TASK TO COMPLETE: Extract the run of lines that starts at the top of the records below and ends at the line with "days10 = np.arange(0, 731, 10)", keeping both ends and excluding pictures.

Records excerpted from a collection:
§ §
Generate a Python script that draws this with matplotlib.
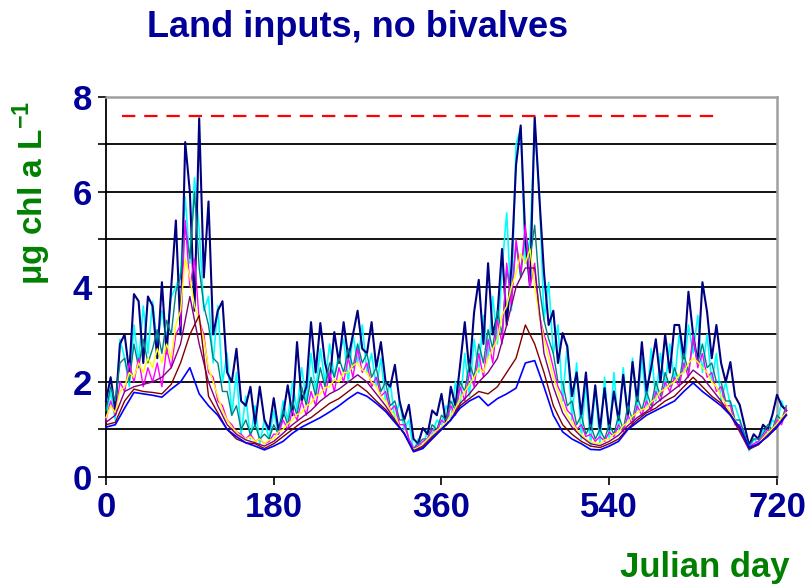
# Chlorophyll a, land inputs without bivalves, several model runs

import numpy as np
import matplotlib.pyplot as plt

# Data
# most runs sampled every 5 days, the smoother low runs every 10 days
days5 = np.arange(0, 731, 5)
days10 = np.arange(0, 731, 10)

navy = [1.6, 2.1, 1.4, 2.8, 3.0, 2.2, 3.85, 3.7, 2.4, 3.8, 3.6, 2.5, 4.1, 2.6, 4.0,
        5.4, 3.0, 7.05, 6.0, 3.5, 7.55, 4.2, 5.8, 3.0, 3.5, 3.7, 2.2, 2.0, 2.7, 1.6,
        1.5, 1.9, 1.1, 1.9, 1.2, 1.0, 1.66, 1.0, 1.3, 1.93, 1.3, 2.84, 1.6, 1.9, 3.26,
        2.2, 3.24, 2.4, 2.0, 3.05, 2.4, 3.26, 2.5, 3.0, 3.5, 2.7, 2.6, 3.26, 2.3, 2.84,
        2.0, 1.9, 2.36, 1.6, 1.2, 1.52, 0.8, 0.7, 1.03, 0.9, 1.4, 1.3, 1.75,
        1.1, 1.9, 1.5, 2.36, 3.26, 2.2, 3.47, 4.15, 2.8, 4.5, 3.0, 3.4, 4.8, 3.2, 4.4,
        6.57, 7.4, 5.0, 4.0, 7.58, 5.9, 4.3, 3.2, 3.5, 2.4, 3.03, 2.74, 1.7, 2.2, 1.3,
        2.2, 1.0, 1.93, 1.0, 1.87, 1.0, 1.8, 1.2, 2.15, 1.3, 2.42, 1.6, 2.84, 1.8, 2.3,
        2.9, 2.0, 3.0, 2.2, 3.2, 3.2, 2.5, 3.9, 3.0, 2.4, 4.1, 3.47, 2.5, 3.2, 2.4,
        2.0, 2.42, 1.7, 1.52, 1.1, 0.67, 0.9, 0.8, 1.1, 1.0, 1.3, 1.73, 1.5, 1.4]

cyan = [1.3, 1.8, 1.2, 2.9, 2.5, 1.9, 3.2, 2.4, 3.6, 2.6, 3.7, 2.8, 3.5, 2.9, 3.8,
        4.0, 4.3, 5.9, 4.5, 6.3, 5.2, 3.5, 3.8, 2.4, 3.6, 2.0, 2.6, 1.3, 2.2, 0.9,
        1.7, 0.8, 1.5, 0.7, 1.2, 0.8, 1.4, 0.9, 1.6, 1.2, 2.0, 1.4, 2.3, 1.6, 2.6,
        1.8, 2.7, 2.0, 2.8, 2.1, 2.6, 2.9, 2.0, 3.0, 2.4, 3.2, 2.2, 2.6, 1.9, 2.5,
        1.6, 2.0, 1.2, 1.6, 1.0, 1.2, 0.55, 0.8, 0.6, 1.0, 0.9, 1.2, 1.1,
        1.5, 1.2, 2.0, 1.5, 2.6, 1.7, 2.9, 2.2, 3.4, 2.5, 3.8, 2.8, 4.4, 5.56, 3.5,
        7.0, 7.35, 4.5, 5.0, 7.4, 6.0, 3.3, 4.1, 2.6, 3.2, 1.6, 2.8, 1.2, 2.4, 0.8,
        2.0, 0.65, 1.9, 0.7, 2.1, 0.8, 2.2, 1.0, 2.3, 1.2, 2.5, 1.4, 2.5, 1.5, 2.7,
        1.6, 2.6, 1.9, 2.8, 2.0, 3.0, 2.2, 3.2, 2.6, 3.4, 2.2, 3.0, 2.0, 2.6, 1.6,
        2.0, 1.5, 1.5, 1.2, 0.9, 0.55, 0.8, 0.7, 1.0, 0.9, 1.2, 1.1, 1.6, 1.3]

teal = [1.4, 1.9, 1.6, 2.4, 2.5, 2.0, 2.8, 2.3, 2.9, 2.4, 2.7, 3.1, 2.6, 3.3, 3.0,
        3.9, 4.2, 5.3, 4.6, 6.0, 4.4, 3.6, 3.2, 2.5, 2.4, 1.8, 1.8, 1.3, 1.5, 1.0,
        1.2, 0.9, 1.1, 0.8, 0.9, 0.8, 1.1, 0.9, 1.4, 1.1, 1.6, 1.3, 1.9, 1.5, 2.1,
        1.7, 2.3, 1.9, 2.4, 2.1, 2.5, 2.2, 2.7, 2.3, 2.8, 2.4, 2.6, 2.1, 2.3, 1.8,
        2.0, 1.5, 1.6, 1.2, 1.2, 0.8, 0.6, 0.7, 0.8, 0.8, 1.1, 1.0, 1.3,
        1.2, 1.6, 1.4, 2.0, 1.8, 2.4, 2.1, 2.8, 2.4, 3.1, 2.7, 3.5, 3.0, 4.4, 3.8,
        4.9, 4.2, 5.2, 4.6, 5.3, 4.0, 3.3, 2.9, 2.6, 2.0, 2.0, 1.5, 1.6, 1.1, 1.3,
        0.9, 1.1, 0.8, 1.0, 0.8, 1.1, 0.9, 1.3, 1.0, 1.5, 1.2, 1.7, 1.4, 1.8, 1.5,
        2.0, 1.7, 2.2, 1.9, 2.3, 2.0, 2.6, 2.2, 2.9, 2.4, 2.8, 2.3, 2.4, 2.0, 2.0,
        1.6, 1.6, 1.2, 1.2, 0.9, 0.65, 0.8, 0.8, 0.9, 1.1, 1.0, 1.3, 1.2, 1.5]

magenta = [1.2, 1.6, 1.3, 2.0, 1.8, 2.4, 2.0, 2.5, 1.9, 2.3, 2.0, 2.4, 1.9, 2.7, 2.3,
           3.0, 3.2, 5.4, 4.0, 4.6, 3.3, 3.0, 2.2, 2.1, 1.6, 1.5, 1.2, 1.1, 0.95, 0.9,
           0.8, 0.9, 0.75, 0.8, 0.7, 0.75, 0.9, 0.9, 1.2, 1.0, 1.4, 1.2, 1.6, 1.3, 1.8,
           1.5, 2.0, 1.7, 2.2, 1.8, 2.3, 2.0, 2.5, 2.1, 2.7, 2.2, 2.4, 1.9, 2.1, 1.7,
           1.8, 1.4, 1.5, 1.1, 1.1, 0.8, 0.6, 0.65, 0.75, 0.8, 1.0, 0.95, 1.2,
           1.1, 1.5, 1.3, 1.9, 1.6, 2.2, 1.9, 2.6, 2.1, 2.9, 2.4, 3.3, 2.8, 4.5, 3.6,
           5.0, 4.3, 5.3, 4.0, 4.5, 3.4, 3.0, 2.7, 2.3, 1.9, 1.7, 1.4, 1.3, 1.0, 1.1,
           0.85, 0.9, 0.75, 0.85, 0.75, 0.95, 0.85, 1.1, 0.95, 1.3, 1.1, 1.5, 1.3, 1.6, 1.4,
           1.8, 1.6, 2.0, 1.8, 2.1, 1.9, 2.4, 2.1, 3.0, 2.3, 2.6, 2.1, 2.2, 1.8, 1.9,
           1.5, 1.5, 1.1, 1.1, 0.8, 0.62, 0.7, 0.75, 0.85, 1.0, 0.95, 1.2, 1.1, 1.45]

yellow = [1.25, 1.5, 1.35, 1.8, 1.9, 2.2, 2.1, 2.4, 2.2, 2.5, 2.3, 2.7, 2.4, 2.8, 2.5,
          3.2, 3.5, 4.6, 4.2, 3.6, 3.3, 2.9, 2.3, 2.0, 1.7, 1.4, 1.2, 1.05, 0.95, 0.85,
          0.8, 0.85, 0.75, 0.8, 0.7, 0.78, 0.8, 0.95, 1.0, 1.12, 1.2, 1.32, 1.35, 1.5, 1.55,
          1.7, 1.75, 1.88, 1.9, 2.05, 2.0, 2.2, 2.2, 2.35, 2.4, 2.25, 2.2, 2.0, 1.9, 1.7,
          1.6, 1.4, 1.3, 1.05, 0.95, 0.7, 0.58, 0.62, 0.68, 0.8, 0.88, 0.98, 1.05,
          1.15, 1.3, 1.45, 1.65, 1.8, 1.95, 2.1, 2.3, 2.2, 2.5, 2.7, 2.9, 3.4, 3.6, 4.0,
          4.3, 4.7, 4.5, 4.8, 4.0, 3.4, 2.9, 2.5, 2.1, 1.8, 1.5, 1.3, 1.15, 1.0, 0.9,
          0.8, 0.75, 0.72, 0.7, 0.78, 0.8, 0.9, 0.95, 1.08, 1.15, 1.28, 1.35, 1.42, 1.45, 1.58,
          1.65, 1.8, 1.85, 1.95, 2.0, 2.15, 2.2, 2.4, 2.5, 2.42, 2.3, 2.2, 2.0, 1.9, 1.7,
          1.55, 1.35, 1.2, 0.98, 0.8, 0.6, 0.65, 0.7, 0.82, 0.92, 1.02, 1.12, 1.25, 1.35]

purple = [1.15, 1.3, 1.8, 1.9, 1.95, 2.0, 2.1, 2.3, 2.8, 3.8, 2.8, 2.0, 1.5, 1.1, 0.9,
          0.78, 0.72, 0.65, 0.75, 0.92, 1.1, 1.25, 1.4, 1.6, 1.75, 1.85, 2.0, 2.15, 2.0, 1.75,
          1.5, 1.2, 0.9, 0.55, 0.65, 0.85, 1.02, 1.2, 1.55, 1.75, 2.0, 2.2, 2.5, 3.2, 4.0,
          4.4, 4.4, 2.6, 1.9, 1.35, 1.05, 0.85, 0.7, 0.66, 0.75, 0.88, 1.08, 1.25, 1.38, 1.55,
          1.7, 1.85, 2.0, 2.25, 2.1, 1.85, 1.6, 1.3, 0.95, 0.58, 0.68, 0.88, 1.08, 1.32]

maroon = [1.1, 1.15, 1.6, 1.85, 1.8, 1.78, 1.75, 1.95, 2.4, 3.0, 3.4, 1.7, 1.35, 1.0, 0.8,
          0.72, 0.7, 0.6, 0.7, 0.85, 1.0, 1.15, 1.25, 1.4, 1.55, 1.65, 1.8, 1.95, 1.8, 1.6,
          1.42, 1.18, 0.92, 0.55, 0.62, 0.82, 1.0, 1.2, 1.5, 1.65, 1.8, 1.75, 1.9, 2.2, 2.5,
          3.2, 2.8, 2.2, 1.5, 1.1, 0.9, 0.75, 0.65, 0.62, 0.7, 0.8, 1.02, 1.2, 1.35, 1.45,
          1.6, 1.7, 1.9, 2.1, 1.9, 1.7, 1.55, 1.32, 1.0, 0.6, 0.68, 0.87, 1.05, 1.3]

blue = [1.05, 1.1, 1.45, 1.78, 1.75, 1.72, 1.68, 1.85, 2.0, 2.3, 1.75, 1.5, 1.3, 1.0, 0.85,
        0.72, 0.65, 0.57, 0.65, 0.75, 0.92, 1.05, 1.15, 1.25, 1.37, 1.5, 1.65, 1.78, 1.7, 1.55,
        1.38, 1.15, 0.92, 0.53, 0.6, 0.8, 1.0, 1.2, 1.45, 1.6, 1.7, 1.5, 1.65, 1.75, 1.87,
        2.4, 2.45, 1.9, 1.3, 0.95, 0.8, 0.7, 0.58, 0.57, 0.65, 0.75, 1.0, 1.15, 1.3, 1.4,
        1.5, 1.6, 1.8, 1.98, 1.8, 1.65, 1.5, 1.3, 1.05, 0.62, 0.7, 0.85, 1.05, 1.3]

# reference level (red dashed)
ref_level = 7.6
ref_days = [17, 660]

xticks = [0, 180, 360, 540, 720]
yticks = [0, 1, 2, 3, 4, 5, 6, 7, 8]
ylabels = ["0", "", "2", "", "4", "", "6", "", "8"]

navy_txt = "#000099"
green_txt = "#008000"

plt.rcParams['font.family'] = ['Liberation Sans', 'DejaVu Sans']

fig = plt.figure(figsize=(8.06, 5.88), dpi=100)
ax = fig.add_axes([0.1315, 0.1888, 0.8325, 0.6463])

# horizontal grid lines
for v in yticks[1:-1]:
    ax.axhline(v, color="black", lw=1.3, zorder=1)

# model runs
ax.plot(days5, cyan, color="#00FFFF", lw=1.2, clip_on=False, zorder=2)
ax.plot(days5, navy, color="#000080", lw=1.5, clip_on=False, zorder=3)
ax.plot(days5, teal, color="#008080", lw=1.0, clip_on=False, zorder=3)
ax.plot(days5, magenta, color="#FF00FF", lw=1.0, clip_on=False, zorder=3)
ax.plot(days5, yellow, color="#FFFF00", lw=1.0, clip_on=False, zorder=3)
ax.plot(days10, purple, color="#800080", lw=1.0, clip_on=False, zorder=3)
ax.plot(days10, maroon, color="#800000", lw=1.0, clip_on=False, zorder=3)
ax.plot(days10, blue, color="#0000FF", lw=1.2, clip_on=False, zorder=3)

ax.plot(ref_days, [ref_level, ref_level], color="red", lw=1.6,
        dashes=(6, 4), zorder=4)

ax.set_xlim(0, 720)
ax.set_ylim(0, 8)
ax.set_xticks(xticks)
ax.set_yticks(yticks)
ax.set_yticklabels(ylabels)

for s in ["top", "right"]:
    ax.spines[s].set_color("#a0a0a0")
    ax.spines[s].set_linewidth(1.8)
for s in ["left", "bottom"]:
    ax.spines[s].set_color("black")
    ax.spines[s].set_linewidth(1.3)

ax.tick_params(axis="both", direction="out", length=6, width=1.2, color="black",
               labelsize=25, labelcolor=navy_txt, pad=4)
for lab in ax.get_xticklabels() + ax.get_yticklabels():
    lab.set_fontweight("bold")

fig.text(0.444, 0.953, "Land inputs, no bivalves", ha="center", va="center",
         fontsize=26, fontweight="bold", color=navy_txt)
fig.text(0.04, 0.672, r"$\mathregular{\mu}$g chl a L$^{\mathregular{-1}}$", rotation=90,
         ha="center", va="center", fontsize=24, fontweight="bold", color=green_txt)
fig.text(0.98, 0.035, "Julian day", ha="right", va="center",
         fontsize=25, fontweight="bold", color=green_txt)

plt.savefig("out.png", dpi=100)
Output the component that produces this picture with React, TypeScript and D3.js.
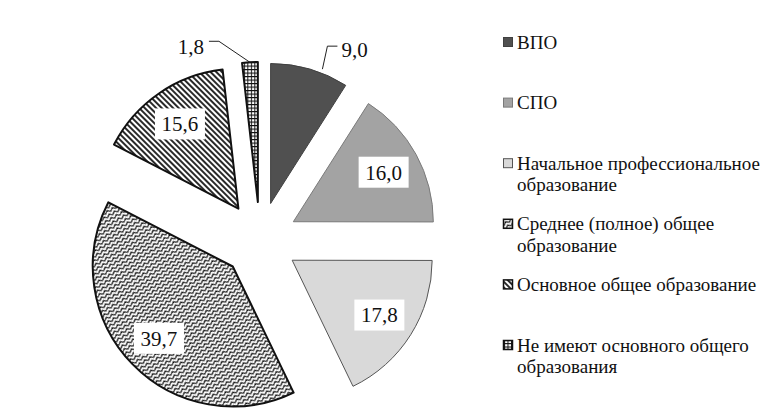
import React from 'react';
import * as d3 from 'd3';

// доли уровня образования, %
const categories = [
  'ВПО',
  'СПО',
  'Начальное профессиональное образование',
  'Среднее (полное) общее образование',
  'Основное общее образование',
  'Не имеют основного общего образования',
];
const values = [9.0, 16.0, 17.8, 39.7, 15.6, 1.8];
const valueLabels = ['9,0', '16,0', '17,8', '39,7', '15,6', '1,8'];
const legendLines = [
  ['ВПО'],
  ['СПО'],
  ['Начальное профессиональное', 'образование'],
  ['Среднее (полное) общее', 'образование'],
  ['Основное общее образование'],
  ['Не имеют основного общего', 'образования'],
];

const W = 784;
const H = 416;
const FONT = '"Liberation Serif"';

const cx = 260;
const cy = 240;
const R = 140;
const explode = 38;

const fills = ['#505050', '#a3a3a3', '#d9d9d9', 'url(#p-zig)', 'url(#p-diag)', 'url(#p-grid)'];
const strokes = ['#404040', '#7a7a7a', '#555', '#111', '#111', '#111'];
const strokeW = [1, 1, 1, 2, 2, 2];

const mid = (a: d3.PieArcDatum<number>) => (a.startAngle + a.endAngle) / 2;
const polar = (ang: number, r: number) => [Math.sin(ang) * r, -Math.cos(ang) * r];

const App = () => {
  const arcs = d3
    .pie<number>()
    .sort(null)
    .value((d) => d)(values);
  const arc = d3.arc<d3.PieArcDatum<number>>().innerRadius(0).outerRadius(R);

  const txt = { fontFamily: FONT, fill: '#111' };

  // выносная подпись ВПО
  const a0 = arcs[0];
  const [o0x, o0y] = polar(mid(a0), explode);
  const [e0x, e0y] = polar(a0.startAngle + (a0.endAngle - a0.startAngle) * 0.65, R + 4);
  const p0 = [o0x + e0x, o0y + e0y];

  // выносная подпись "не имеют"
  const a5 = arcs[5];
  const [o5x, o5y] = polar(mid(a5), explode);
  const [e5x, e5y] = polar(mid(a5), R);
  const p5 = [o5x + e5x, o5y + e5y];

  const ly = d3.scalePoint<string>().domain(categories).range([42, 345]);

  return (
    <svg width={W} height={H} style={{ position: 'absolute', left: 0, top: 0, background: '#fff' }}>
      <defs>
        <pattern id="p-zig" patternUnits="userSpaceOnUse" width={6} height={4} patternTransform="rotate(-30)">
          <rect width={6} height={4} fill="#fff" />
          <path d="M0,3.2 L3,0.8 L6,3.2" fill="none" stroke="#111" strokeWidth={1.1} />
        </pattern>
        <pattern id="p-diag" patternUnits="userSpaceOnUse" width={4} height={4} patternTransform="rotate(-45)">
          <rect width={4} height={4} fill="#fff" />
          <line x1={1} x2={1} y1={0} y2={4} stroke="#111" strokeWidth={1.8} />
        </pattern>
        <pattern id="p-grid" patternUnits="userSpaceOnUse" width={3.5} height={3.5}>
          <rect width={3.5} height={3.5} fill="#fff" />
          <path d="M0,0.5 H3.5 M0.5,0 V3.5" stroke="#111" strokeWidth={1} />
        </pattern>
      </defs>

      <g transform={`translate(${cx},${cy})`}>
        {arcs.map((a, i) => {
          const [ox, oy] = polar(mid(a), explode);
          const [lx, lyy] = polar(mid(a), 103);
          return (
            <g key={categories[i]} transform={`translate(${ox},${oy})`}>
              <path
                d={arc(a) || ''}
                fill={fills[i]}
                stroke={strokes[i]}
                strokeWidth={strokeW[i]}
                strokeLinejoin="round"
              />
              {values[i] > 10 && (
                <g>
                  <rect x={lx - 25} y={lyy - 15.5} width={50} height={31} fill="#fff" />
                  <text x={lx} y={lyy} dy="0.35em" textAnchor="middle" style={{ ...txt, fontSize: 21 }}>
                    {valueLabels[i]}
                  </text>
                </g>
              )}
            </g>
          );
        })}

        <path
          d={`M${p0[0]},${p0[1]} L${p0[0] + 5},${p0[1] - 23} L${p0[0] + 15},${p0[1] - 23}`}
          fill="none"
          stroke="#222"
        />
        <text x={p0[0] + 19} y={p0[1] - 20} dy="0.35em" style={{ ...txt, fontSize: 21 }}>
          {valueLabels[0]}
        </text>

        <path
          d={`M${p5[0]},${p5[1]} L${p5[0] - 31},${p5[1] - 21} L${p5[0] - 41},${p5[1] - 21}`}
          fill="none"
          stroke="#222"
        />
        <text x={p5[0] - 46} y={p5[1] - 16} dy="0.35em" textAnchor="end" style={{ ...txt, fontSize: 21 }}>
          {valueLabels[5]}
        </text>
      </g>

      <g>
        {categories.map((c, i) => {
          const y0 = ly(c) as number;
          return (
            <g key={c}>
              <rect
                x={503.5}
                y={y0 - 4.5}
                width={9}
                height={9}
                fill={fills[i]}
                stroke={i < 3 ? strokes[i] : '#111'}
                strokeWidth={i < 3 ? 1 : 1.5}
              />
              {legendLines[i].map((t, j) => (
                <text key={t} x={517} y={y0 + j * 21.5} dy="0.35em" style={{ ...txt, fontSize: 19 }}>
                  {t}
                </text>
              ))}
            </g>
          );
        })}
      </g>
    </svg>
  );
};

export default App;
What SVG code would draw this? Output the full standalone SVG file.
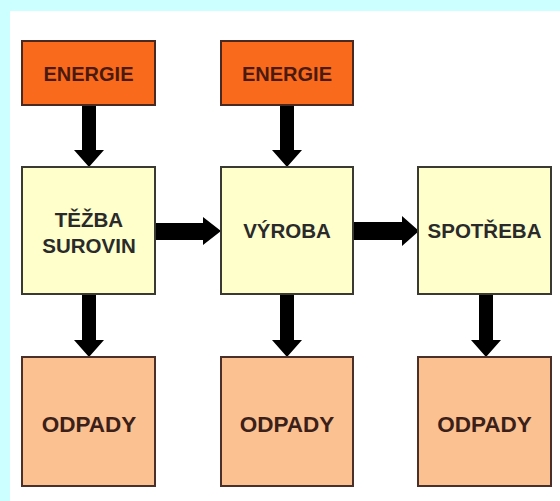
§ §
OUTPUT:
Generate a Python script that draws this with matplotlib.
# Chlorophyll a, land inputs without bivalves, several model runs

import numpy as np
import matplotlib.pyplot as plt

# Data
# most runs sampled every 5 days, the smoother low runs every 10 days
days5 = np.arange(0, 731, 5)
days10 = np.arange(0, 731, 10)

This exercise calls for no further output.